Error Analysis in Back-Stripping Procedure for Modeling Natural Subsidence: Application in the Po Delta Area (Northern Italy)

Abstract

The back-stripping technique is widely used in geological modeling to quantify basin subsidence history, sedimentation rates, and tectonic subsidence. Recent applications involve reconstructing paleo-water depths, especially in oceanic and Arctic studies. Despite the availability of open-source Matlab codes based on this procedure, comprehensive investigations including errors from data acquisition remain lacking. Many studies address the errors related to model parameters, neglecting a systematic approach crucial for result accuracy. To enhance the reliability in subsidence rate calculations via back-stripping, we propose a method to analyze errors introduced during the pre-processing of input data. Our approach starts with a qualitative identification of key error sources and proceeds with a quantitative estimation of each of them, using appropriate mathematical techniques such as linear interpolation and combinatorics. The proposed method is applied to the Po Delta in northern Italy, a region historically influenced by anthropogenic and natural subsidence. Analyzing a 2D geological section characterized by thin Holocene sedimentary successions, we identified 12 error sources, grouped into four basic categories: geometry of the model layers, distribution of lithologies, petrophysical properties, and factors related to depositional environments and geodynamics.

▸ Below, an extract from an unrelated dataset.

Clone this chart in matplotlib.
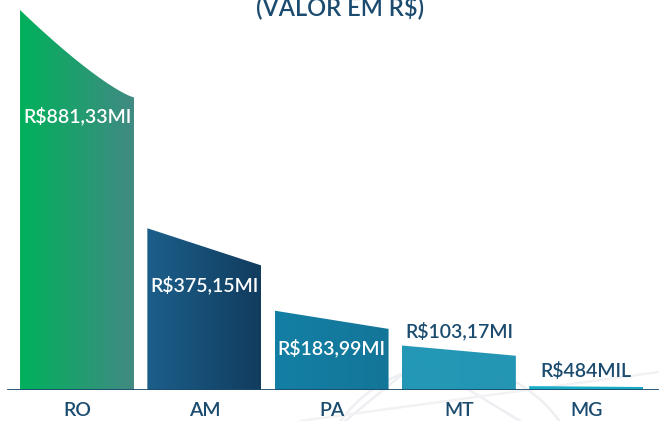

We then assessed the error ranges and their probability of occurrence. The results show that errors can vary significantly—from the meter to millimeter-scale—defining the magnitude and distribution of each error source along line, which is essential for accurately interpreting model results and assessing related uncertainties. The study also establishes a replicable workflow for future uncertainty management, contributing to enhance open-source tools based on the back-stripping procedure.